Croisements et bifurcations: à propos des images numériques, 1993

L'image est un acte et non une chose.
L'image est conscience de quelque chose.

Jean-Paul Sartre


On le sait et cela n'est pas nouveau, l'ordinateur s'est infiltré dans à peu près toutes les sphères de l'activité humaine, imposant un ordre et une logique dont il est encore difficile de mesurer la portée réelle. Et, qu’il n'en déplaise aux politiciens, diplomates et autres technocrates de la chose politique, il est fort possible que le "nouvel ordre mondial" dont ils ne cessent de nous vanter les mérites, soit déjà là sous la forme de circuits imprimés, d'écrans cathodiques et de mémoires à bulles. Quoiqu'il en soit, le numérique et les capacités phénoménales de traitement qu'il permet en termes d'opérations et de manipulations, a rejoint récemment le monde des images et ce de façon on ne peut plus éclatante.
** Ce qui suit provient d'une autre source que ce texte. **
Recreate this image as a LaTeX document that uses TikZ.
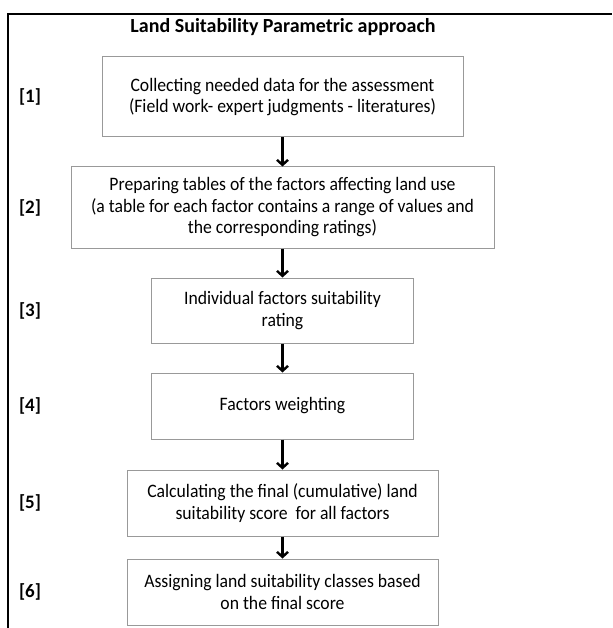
\documentclass[tikz,border=0pt]{standalone}
\usepackage{fontspec}
\setmainfont{Carlito}
\newfontfamily\boxfont[FakeStretch=0.93]{Carlito}
\usetikzlibrary{positioning,arrows.meta}

\tikzset{
  stepbox/.style={draw=gray!80, line width=1pt, align=center, inner sep=2pt,
    font=\boxfont\fontsize{19}{21.5}\selectfont},
  numlabel/.style={font=\fontsize{19}{20}\selectfont\bfseries},
  flow/.style={-{Straight Barb[length=5pt,width=11pt]}, line width=2.4pt}
}

\begin{document}
\begin{tikzpicture}[x=1pt, y=1pt, node distance=29pt]
    \useasboundingbox (0,0) rectangle (612,-628);
    % Frame
    \draw[line width=2.6pt] (8,-628) -- (8,-14) -- (612,-14);
    \node[font=\fontsize{20}{22}\selectfont\bfseries] (title) at (283,-27) {Land Suitability Parametric approach};

    % Steps
    \node[stepbox, minimum width=361pt, minimum height=80pt] (box1) at (282.5,-97)
        {Collecting needed data for the assessment\\(Field work- expert judgments - literatures)};
    \node[stepbox, minimum width=423pt, minimum height=81pt, below=of box1] (box2)
        {Preparing tables of the factors affecting land use\\(a table for each factor contains a range of values and\\the corresponding ratings)};
    \node[stepbox, minimum width=262pt, minimum height=65pt, below=of box2] (box3)
        {Individual factors suitability\\rating};
    \node[stepbox, minimum width=262pt, minimum height=66pt, below=of box3] (box4)
        {Factors weighting};
    \node[stepbox, minimum width=311pt, minimum height=66pt, below=30pt of box4] (box5)
        {Calculating the final (cumulative) land\\suitability score\ \ for all factors};
    \node[stepbox, minimum width=311pt, minimum height=66pt, below=22pt of box5] (box6)
        {Assigning land suitability classes based\\on the final score};

    % Numbers
    \coordinate (lx) at (30,0);
    \foreach \i in {1,...,6}
        \node[numlabel] (lab\i) at (lx |- box\i) {[\i]};

    % Arrows
    \foreach \a/\b in {1/2,2/3,3/4,4/5,5/6}
        \draw[flow] (box\a) -- (box\b);
\end{tikzpicture}
\end{document}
Les Terminator et autres créatures issus du travail des ordinateurs sont l’exemple du succès pour le moins fracassant des images de synthèse. Après les textes, c'est donc maintenant au tour des images de devenir la pâture des ordinateurs et l'essor spectaculaire de la micro-informatique permet d'envisager maintenant une plus large accessibilité à des outils qui, hier encore, étaient réservés aux seuls informaticiens. Le traitement d'images par ordinateur a maintenant gagné des secteurs comme l'art et la photographie, entraînant des modifications importantes dans nos façons de faire, de concevoir et de définir les images. Un nouveau chapitre de l'histoire, déjà fort mouvementée, des relations entre l'art, la technologie et les images s'est ouvert.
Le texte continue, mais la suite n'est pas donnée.